After his World War Two heroics in the first movie, Captain America wakes up in the 21st century to exactly the same set of problems. Living up to its name, the evil Hydra organisation refuses to be decapitated. It simply grows another head and comes back all the stronger.

So that’s problem number one. Problem number two is that Captain America hasn’t got any more interesting for his long sleep.

The Winter Soldier

The Winter Soldier

Comfortably the dullest of the superheroes, he is solid, dependable, all American, hunky , has got a very small shield, and that’s about it. The blurb for the film talks about moral complexity, but there’s not much of that going on here. The Captain is about as one dimensional as it is possible to be – not that that particularly matters. The plot is thoroughly murky and tries to layer deception upon deception in a world where infiltration means plenty of shifting allegiances. But this isn’t a film about plot subtlety; it’s all about the action as once again it falls to Captain America to save the free world in his rather wooden way.

His boss is dead (or is he?), and his boss’s boss has come up with a dodgy agenda which suggests he might just be working for the other side.

It’s time for Captain America (Chris Evans) to dust off his shield, aided and abetted by a terribly-chipper chap with wings known as The Falcon (Anthony Mackie).

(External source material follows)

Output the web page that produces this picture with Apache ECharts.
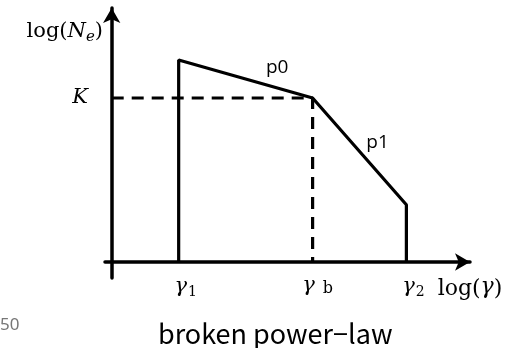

His foe is the mysterious Winter Soldier (Sebastian Stan), an automaton whose strings are being pulled by Hydra. When it emerges that the Winter Soldier in a previous incarnation might actually have been someone the Captain once knew, it all threatens to get a little bit more interesting. But really it’s all about the special effects, not the psychology – and there are plenty of those as three massive airships threaten to destroy us all. The film is at least half an hour too long and won’t linger long in memory, but it’s fun nonetheless.